There was undoubtedly an element of self-conscious martyrdom and masochism in the way he offered himself to an audience, a riff on the myth of St Sebastian (he appeared in Derek Jarman's 1976 film, Sebastiane, about that gay icon), but there was beauty and elegance, too, a boneless majesty and Japanese kabuki-style intensity in his movement, with the almost comic caveat of what one critic described as "unexpectedly broad hands and spatulate fingers".

Early life

Lindsay was born in Wirral, Merseyside, the son of merchant seaman Norman Kemp and his wife, Marie (nee Gilmour), but raised in the family home in South Shields, Tyneside. His father died at sea when he was two, and Lindsay and his mother eventually moved to Bradford, West Yorkshire, where he attended the Sunshine School of Dancing – he claimed he was the only seven-year-old boy from South Shields ever to dance on the kitchen table in full make-up – before being packed off to Wokingham and the hopefully corrective schooling of Bearwood, a boarding school for the sons of Royal Navy personnel.

He returned, untamed, to Yorkshire and enrolled in night classes at Bradford College of Art, where he became friends with David Hockney. He did military service with the RAF, before training at the Ballet Rambert school in London and studying with the great mime artist Marcel Marceau in Paris and the Viennese expressionist dancer Hilde Holger. He formed the Lindsay Kemp company in 1962 and built a considerable repertory of work, and an underground reputation, over the next 10 years. His titles included Turquoise Pantomime, Georg Büchner's Woyzeck and Oscar Wilde's Salomé (Kemp, as Salomé, not so much danced the seven veils as smoothed and caressed them suggestively).

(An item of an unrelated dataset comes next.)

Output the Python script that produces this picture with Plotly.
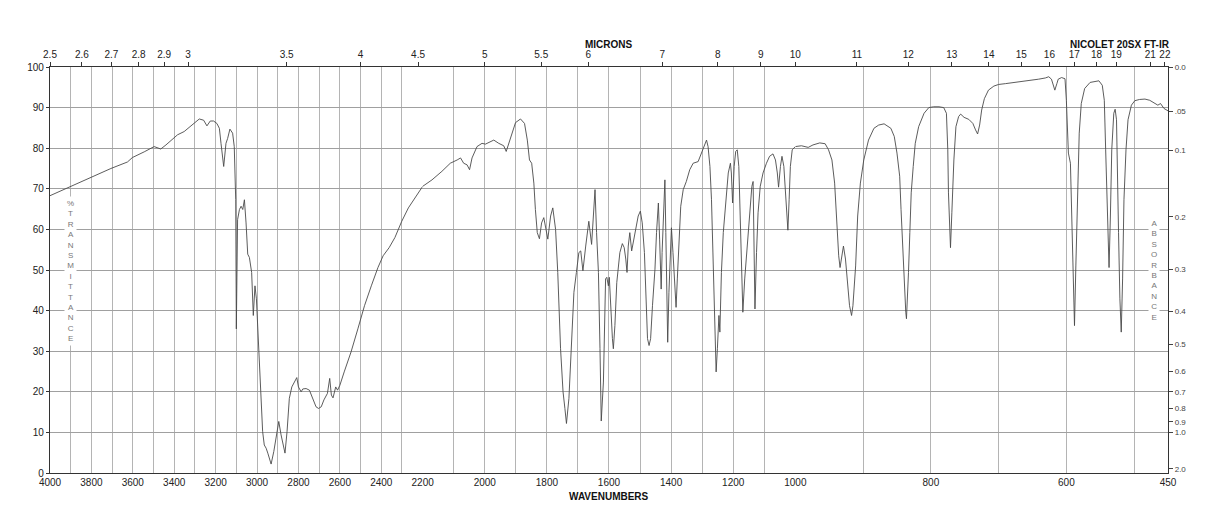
import plotly.graph_objects as go

# ---------------- data ----------------
wavenumber = [
    4000, 3868, 3771, 3706, 3626, 3602, 3545, 3497, 3465, 3440, 3384, 3352, 3319, 3279, 3258,
    3242, 3226, 3210, 3194, 3182, 3174, 3161, 3150, 3142, 3131, 3118, 3110, 3103, 3100, 3094,
    3085, 3077, 3069, 3061, 3053, 3045, 3037, 3026, 3018, 3010, 3003, 2997, 2989, 2981, 2973,
    2965, 2956, 2948, 2940, 2932, 2919, 2908, 2895, 2884, 2873, 2865, 2855, 2844, 2832, 2819,
    2808, 2800, 2787, 2779, 2763, 2747, 2731, 2715, 2703, 2690, 2677, 2660, 2649, 2641, 2633,
    2620, 2611, 2600, 2579, 2546, 2513, 2481, 2448, 2416, 2391, 2362, 2334, 2301, 2269, 2236,
    2200, 2170, 2138, 2111, 2089, 2078, 2068, 2057, 2049, 2041, 2025, 2009, 1998, 1971, 1955,
    1939, 1931, 1917, 1901, 1885, 1872, 1863, 1856, 1849, 1842, 1837, 1831, 1824, 1817, 1810,
    1802, 1797, 1788, 1781, 1772, 1765, 1756, 1748, 1742, 1737, 1729, 1721, 1713, 1705, 1697,
    1691, 1684, 1675, 1665, 1656, 1651, 1645, 1640, 1634, 1629, 1625, 1618, 1614, 1611, 1607,
    1602, 1599, 1595, 1589, 1586, 1581, 1575, 1570, 1565, 1557, 1551, 1546, 1542, 1538, 1533,
    1527, 1520, 1513, 1506, 1499, 1493, 1486, 1481, 1476, 1471, 1466, 1460, 1452, 1447, 1441,
    1437, 1432, 1429, 1424, 1420, 1417, 1414, 1411, 1407, 1403, 1399, 1394, 1388, 1384, 1380,
    1375, 1369, 1361, 1351, 1340, 1329, 1313, 1302, 1296, 1286, 1281, 1275, 1270, 1265, 1259,
    1255, 1251, 1246, 1243, 1238, 1232, 1225, 1216, 1209, 1206, 1202, 1197, 1192, 1187, 1182,
    1178, 1174, 1169, 1163, 1154, 1147, 1140, 1136, 1133, 1130, 1125, 1120, 1113, 1104, 1093,
    1083, 1072, 1064, 1058, 1054, 1048, 1043, 1037, 1032, 1027, 1024, 1020, 1016, 1010, 1002,
    1000, 991, 981, 974, 964, 956, 951, 946, 942, 939, 936, 934, 931, 929, 926,
    923, 920, 917, 915, 911, 908, 904, 899, 892, 884, 877, 869, 859, 854, 850,
    846, 844, 841, 839, 837, 836, 835, 833, 831, 829, 826, 823, 818, 810, 803,
    796, 788, 781, 777, 775, 774, 772, 771, 769, 766, 763, 759, 756, 751, 744,
    738, 734, 731, 728, 725, 721, 715, 707, 700, 690, 680, 671, 661, 651, 641,
    631, 626, 622, 619, 617, 614, 612, 607, 602, 600, 597, 594, 592, 590, 588,
    586, 584, 581, 578, 573, 565, 558, 552, 547, 544, 542, 540, 538, 537, 535,
    533, 530, 528, 526, 525, 523, 521, 519, 517, 515, 512, 509, 504, 499, 492,
    484, 477, 470, 465, 461, 456, 450,
]
transmittance = [
    68.3, 71.3, 73.5, 75.0, 76.6, 77.7, 79.1, 80.4, 79.8, 80.8, 83.3, 84.1, 85.5, 87.2, 86.9,
    85.5, 86.7, 86.7, 86.1, 84.9, 81.2, 75.5, 81.2, 82.4, 84.7, 83.7, 80.4, 67.3, 35.5, 62.4,
    64.9, 65.7, 64.9, 67.3, 61.6, 53.9, 53.1, 49.4, 38.8, 46.1, 42.9, 36.3, 29.0, 18.4, 10.2,
    6.9, 6.1, 4.9, 3.3, 2.2, 5.3, 8.6, 12.7, 9.4, 6.9, 4.9, 10.2, 18.4, 21.2, 22.4,
    23.5, 21.2, 20.0, 20.7, 20.8, 20.4, 18.4, 16.3, 15.9, 16.3, 18.0, 19.6, 23.3, 19.2, 18.5,
    21.2, 20.4, 21.6, 24.9, 29.8, 35.5, 41.2, 46.1, 50.6, 53.5, 55.5, 58.0, 62.0, 65.3, 67.8,
    70.6, 72.2, 74.3, 76.3, 77.1, 77.6, 76.3, 75.9, 74.7, 77.6, 80.4, 81.2, 81.0, 82.0, 81.2,
    80.6, 79.2, 82.4, 86.3, 87.2, 86.1, 82.0, 77.1, 76.3, 71.4, 64.9, 59.2, 57.7, 61.6, 62.9,
    60.0, 57.6, 63.3, 65.3, 60.0, 49.4, 30.6, 20.0, 15.9, 12.2, 18.4, 29.8, 44.5, 49.4, 54.3,
    54.7, 49.8, 55.9, 62.0, 56.3, 63.3, 69.8, 59.2, 49.4, 30.6, 12.8, 22.4, 38.8, 47.8, 48.2,
    46.1, 48.2, 41.2, 33.1, 30.6, 36.3, 46.9, 51.0, 54.3, 56.5, 55.5, 52.7, 49.4, 55.9, 59.2,
    54.7, 57.6, 60.0, 63.3, 64.5, 61.6, 54.3, 44.5, 33.1, 31.4, 33.1, 41.2, 50.2, 59.2, 66.5,
    57.6, 45.3, 54.3, 65.7, 72.2, 59.2, 42.9, 32.2, 44.5, 54.3, 60.4, 54.3, 46.1, 40.8, 47.8,
    57.6, 65.7, 69.8, 71.8, 74.7, 76.3, 76.7, 78.8, 80.4, 82.0, 80.4, 75.5, 67.3, 51.0, 34.7,
    24.9, 30.6, 38.8, 34.7, 49.4, 59.2, 65.7, 73.9, 76.3, 73.9, 66.5, 75.5, 79.2, 79.6, 75.5,
    63.3, 51.0, 39.6, 47.8, 57.6, 64.1, 70.6, 71.8, 59.2, 40.4, 54.3, 64.1, 70.6, 73.9, 76.3,
    78.0, 78.6, 77.1, 73.9, 70.4, 75.5, 78.0, 75.5, 69.0, 62.4, 59.8, 67.3, 75.5, 79.6, 80.4,
    80.4, 80.6, 80.2, 80.8, 81.3, 81.1, 79.6, 77.1, 71.4, 61.6, 53.5, 50.6, 54.3, 55.9, 52.7,
    46.9, 41.2, 38.8, 41.2, 51.0, 63.3, 71.4, 77.1, 82.0, 84.9, 85.7, 86.0, 84.9, 82.9, 78.8,
    73.1, 64.9, 54.3, 44.5, 39.6, 38.0, 41.2, 49.4, 59.2, 69.0, 75.5, 81.2, 85.3, 88.6, 90.0,
    90.2, 90.2, 90.0, 88.6, 79.6, 69.0, 60.8, 55.5, 64.1, 77.1, 85.3, 87.8, 88.4, 87.6, 87.1,
    86.1, 84.5, 83.5, 85.7, 89.4, 92.2, 94.3, 95.3, 95.7, 95.9, 96.1, 96.3, 96.5, 96.7, 97.0,
    97.3, 97.6, 97.0, 95.5, 94.3, 95.9, 97.0, 97.4, 97.1, 91.8, 78.8, 76.3, 63.3, 46.9, 36.3,
    51.0, 67.3, 83.7, 91.0, 94.7, 96.2, 96.5, 96.6, 95.5, 91.8, 79.6, 65.7, 56.7, 50.6, 63.3,
    79.6, 88.6, 89.6, 87.0, 75.5, 59.2, 42.9, 34.7, 47.8, 67.3, 79.6, 87.0, 90.6, 91.7, 92.0,
    92.1, 91.8, 91.2, 90.6, 91.0, 89.8, 89.2,
]

# axis break points (chart uses three scale segments)
segment_ranges = [(4000, 2200), (2200, 1000), (1000, 450)]
bottom_ticks = [
    [4000, 3800, 3600, 3400, 3200, 3000, 2800, 2600, 2400, 2200],
    [2000, 1800, 1600, 1400, 1200, 1000],
    [800, 600, 450],
]
microns = [2.5, 2.6, 2.7, 2.8, 2.9, 3, 3.5, 4, 4.5, 5, 5.5, 6, 7, 8, 9, 10,
           11, 12, 13, 14, 15, 16, 17, 18, 19, 21, 22]
micron_labels = ["2.5", "2.6", "2.7", "2.8", "2.9", "3", "3.5", "4", "4.5", "5", "5.5",
                 "6", "7", "8", "9", "10", "11", "12", "13", "14", "15", "16", "17",
                 "18", "19", "21", "22"]
absorbance = [0.0, 0.05, 0.1, 0.2, 0.3, 0.4, 0.5, 0.6, 0.7, 0.8, 0.9, 1.0, 2.0]
absorbance_labels = ["0.0", ".05", "0.1", "0.2", "0.3", "0.4", "0.5", "0.6", "0.7",
                     "0.8", "0.9", "1.0", "2.0"]
pct_ticks = list(range(0, 101, 10))

# ---------------- figure ----------------
FONT = "Liberation Sans, Arial, Helvetica, sans-serif"
LINE = "#4a4a4a"
fig = go.Figure()

domains = [[0, 1 / 3], [1 / 3, 2 / 3], [2 / 3, 1]]
for i, (hi, lo) in enumerate(segment_ranges):
    xs, ys = [], []
    for w, t in zip(wavenumber, transmittance):
        if lo <= w <= hi:
            xs.append(w)
            ys.append(t)
    xname = "x" if i == 0 else f"x{i + 1}"
    fig.add_trace(go.Scatter(x=xs, y=ys, mode="lines", xaxis=xname, yaxis="y",
                             line=dict(color=LINE, width=0.9), showlegend=False,
                             hoverinfo="x+y"))

# the page body has an 8px margin; margins are shifted so the plot box lands
# at the same pixel place as in the reference
layout = dict(
    width=1218, height=528,
    margin=dict(l=42, r=58, t=59, b=63),
    paper_bgcolor="white", plot_bgcolor="white",
    font=dict(family=FONT, size=10, color="#222"),
    showlegend=False,
)

for i, (hi, lo) in enumerate(segment_ranges):
    key = "xaxis" if i == 0 else f"xaxis{i + 1}"
    layout[key] = dict(
        domain=domains[i], range=[hi, lo], anchor="y",
        tickmode="array", tickvals=bottom_ticks[i],
        ticktext=[str(v) for v in bottom_ticks[i]],
        ticks="", showgrid=False, zeroline=False,
        showline=True, linecolor="#333", linewidth=1.2, mirror=True,
        minor=dict(tickmode="linear", tick0=0, dtick=100, showgrid=True,
                   gridcolor="#b4b4b4", gridwidth=1, ticks=""),
        tickfont=dict(size=10, color="#222"),
    )
    # top micron axis
    mk = f"xaxis{i + 4}"
    vals, txt = [], []
    for m, lab in zip(microns, micron_labels):
        w = 10000.0 / m
        if lo - 0.5 <= w <= hi + 0.5 and not (i > 0 and abs(w - hi) < 1):
            vals.append(w)
            txt.append(lab)
    layout[mk] = dict(
        overlaying="x" if i == 0 else f"x{i + 1}", side="top", anchor="y",
        range=[hi, lo], tickmode="array", tickvals=vals, ticktext=txt,
        ticks="outside", ticklen=4, tickcolor="#333", tickwidth=1,
        showgrid=False, zeroline=False, showline=False,
        tickfont=dict(size=10, color="#222"),
    )

layout["yaxis"] = dict(
    range=[0, 100], anchor="x", tickmode="array", tickvals=pct_ticks,
    ticks="outside", ticklen=3, tickcolor="#333",
    showgrid=True, gridcolor="#a0a0a0", gridwidth=1, zeroline=False,
    showline=True, linecolor="#333", linewidth=1.2,
    tickfont=dict(size=10, color="#222"),
)
layout["yaxis2"] = dict(
    range=[0, 100], overlaying="y", side="right", anchor="x3",
    tickmode="array", tickvals=[100 * 10 ** (-a) for a in absorbance],
    ticktext=absorbance_labels, ticks="outside", ticklen=4, tickcolor="#444",
    showgrid=False, zeroline=False, showline=True, linecolor="#333", linewidth=1.2,
    tickfont=dict(size=8, color="#444"),
)

# traces for overlay axes so they render
for i, (hi, lo) in enumerate(segment_ranges):
    fig.add_trace(go.Scatter(x=[hi], y=[None], xaxis=f"x{i + 4}", yaxis="y",
                             mode="markers", showlegend=False, hoverinfo="skip"))
fig.add_trace(go.Scatter(x=[450], y=[None], xaxis="x3", yaxis="y2",
                         mode="markers", showlegend=False, hoverinfo="skip"))

fig.update_layout(**layout)

annos = [
    dict(text="<b>MICRONS</b>", x=0.5, y=1, xref="paper", yref="paper",
         yanchor="middle", yshift=23, showarrow=False, font=dict(size=10, color="#111")),
    dict(text="<b>NICOLET 20SX FT-IR</b>", x=1, y=1, xref="paper", yref="paper",
         xanchor="right", yanchor="middle", yshift=23, xshift=4, showarrow=False,
         font=dict(size=10, color="#111")),
    dict(text="<b>WAVENUMBERS</b>", x=0.5, y=0, xref="paper", yref="paper",
         yanchor="middle", yshift=-23, showarrow=False, font=dict(size=10, color="#111")),
    dict(text="<br>".join(list("%TRANSMITTANCE")), x=3900, y=49.8, xref="x", yref="y",
         showarrow=False, bgcolor="white", borderpad=2,
         font=dict(size=8, color="#777")),
    dict(text="<br>".join(list("ABSORBANCE")), x=470, y=49.8, xref="x3", yref="y",
         showarrow=False, bgcolor="white", borderpad=2,
         font=dict(size=8, color="#777")),
]
fig.update_layout(annotations=annos)

fig.write_html("out.html")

Suddenly, he was a sort of rock star on the fringe. Bowie signed on for dance classes with him in Covent Garden in the mid-60s and, after a brief affair, formed a lasting creative friendship with him. Kemp included him in a new version of the Turquoise show. His signature production, though, was Flowers, "a pantomime for Jean Genet", which he performed in the tiny confines of the Bush theatre in Shepherd's Bush in early 1974.

Kate Bush saw Flowers and promptly enrolled for classes with Kemp in a Fulham school hall. She claims he taught her how to express emotions using her body. She later wrote a song, Moving, for him and often turned to him for choreography as her career progressed.

Based in Barcelona from 1979, he continued his career unabated across Europe. In later years, he kept homes in Italy, in Rome and Todi, Umbria, finally settling in Livorno, Tuscany. On the day of his death he had been rehearsing for a forthcoming tour of Italy with his company.